-- START --
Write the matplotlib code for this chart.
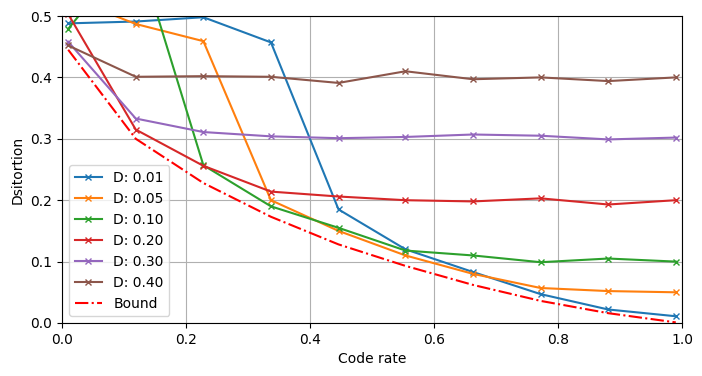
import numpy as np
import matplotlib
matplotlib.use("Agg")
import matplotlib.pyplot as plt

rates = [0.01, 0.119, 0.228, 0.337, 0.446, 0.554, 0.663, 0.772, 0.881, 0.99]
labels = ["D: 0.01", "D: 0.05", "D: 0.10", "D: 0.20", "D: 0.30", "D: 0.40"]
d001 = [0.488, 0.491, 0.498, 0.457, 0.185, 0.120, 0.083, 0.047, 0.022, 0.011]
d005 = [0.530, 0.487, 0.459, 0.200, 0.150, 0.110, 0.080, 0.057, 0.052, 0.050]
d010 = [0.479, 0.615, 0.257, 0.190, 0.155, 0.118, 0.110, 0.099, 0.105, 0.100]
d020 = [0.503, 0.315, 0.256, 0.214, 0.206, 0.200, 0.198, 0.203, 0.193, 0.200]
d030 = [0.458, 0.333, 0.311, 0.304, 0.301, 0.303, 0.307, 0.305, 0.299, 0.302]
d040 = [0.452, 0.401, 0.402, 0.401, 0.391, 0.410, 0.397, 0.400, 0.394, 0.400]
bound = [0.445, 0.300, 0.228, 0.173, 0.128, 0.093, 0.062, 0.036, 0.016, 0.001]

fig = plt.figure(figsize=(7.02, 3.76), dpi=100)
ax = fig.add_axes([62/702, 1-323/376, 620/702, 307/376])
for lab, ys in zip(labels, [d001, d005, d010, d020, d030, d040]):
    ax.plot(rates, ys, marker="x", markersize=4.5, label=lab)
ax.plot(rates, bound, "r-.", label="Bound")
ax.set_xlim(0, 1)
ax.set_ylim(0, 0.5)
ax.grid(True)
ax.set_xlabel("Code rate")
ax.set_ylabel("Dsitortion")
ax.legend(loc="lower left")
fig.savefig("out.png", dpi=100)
-- END --
> [REQUEST]
Print the complete listing exactly, apart from any pictures.

> [SOLUTION TO THE PROBLEM]
Write the matplotlib code for this chart.
import numpy as np
import matplotlib
matplotlib.use("Agg")
import matplotlib.pyplot as plt

rates = [0.01, 0.119, 0.228, 0.337, 0.446, 0.554, 0.663, 0.772, 0.881, 0.99]
labels = ["D: 0.01", "D: 0.05", "D: 0.10", "D: 0.20", "D: 0.30", "D: 0.40"]
d001 = [0.488, 0.491, 0.498, 0.457, 0.185, 0.120, 0.083, 0.047, 0.022, 0.011]
d005 = [0.530, 0.487, 0.459, 0.200, 0.150, 0.110, 0.080, 0.057, 0.052, 0.050]
d010 = [0.479, 0.615, 0.257, 0.190, 0.155, 0.118, 0.110, 0.099, 0.105, 0.100]
d020 = [0.503, 0.315, 0.256, 0.214, 0.206, 0.200, 0.198, 0.203, 0.193, 0.200]
d030 = [0.458, 0.333, 0.311, 0.304, 0.301, 0.303, 0.307, 0.305, 0.299, 0.302]
d040 = [0.452, 0.401, 0.402, 0.401, 0.391, 0.410, 0.397, 0.400, 0.394, 0.400]
bound = [0.445, 0.300, 0.228, 0.173, 0.128, 0.093, 0.062, 0.036, 0.016, 0.001]

fig = plt.figure(figsize=(7.02, 3.76), dpi=100)
ax = fig.add_axes([62/702, 1-323/376, 620/702, 307/376])
for lab, ys in zip(labels, [d001, d005, d010, d020, d030, d040]):
    ax.plot(rates, ys, marker="x", markersize=4.5, label=lab)
ax.plot(rates, bound, "r-.", label="Bound")
ax.set_xlim(0, 1)
ax.set_ylim(0, 0.5)
ax.grid(True)
ax.set_xlabel("Code rate")
ax.set_ylabel("Dsitortion")
ax.legend(loc="lower left")
fig.savefig("out.png", dpi=100)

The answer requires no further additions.